Q. What are the biggest things people who ignore China are missing?

A. That it is a very civilized society that is doing extraordinarily well and is not consistent with the stereotypes that one might believe are true. It is by no means perfect (nor is any other country) and should be open-mindedly assessed based on evidence, rather than emotionally reacted against based on derogatory characterizations.

Q. Any advice with cattle futures?

A. You're touching a soft spot in my memory bank. I'm now too ignorant to tell you about things like cattle on feed reports, weight gains, and packer margins, let alone new stuff like how near-beef will compete with beef. It reminds me about how many interesting things there are to study the mechanics of and bet on.

Q. Can you provide a 30,000ft perspective on the financial markets and where they'll go? What's a good way to think about it? Are we in a bubble that won't pop? Is no interest rate the new normal for the decades ahead? Are governments just going to be ruthless deficit spenders forever?

A. We are in a flood of money and credit that is lifting most asset prices and distributing wealth in a way that the system that we've come to believe is normal is unable to, and that is threatening to the value of our money and credit. 

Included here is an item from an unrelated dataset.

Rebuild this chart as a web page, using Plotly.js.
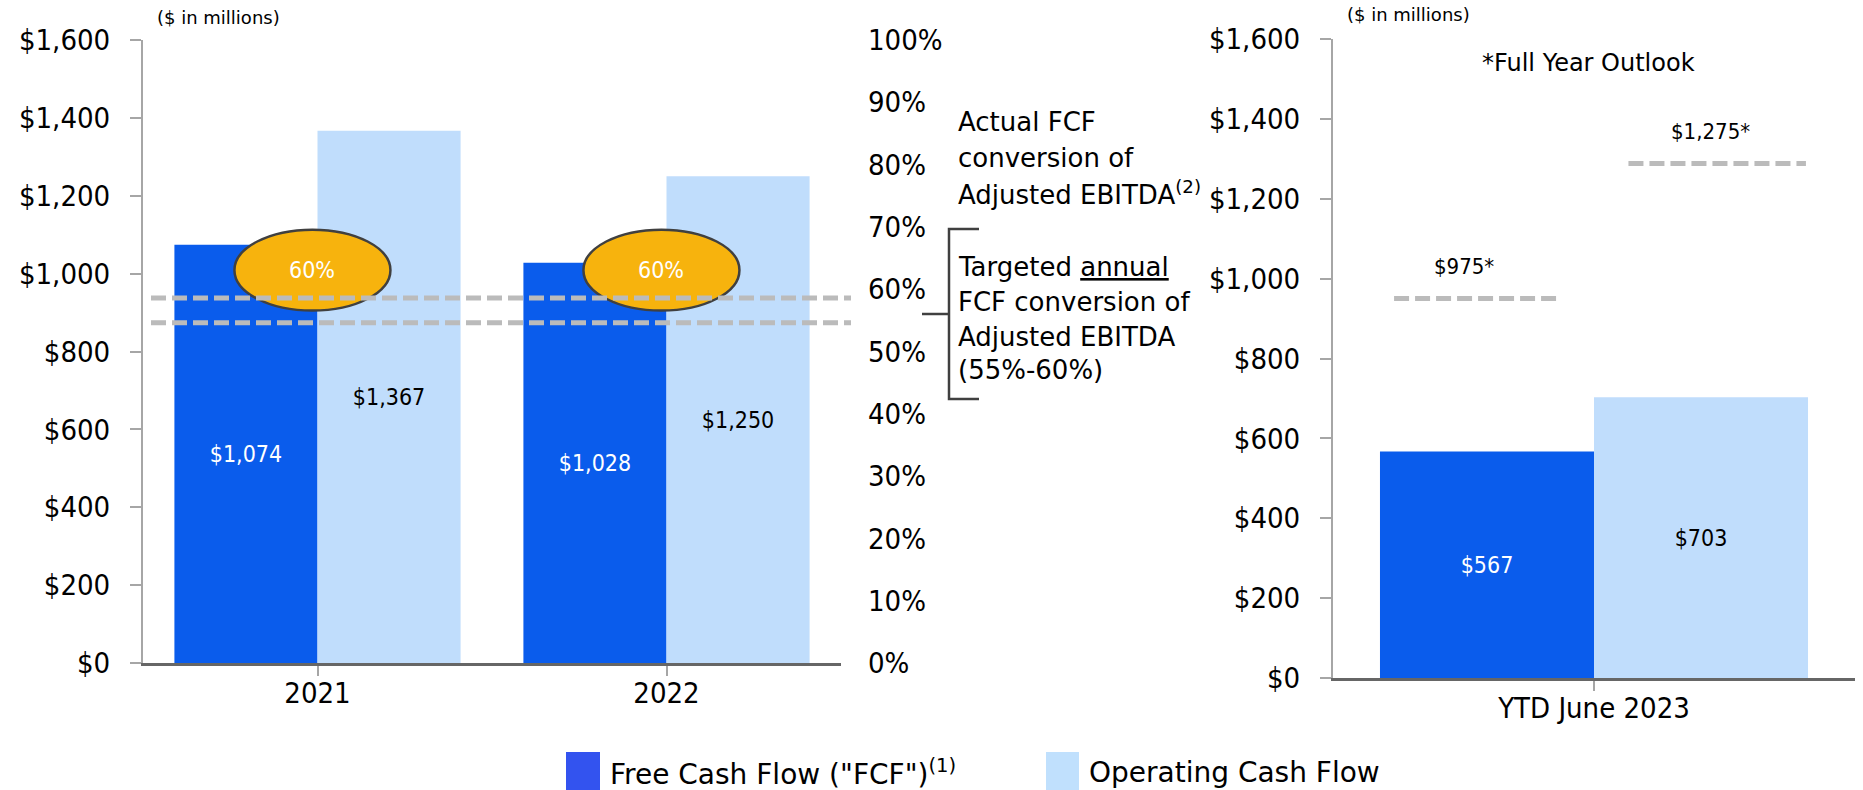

Most likely that flood will not recede, so those assets will not decline when measured in the depreciating value of money. It is important to diversify well in terms of currencies and countries, as well as asset classes. 

Internally, this is taking place in a politically and socially threatening environment, which will affect taxes, spending, and how we are with each other. 

Externally, there will be greater competition, particularly by China. If done well, the competition will bring us better alternatives, and if done poorly, will bring us a terrible conflict. I want excellent diversification at this time.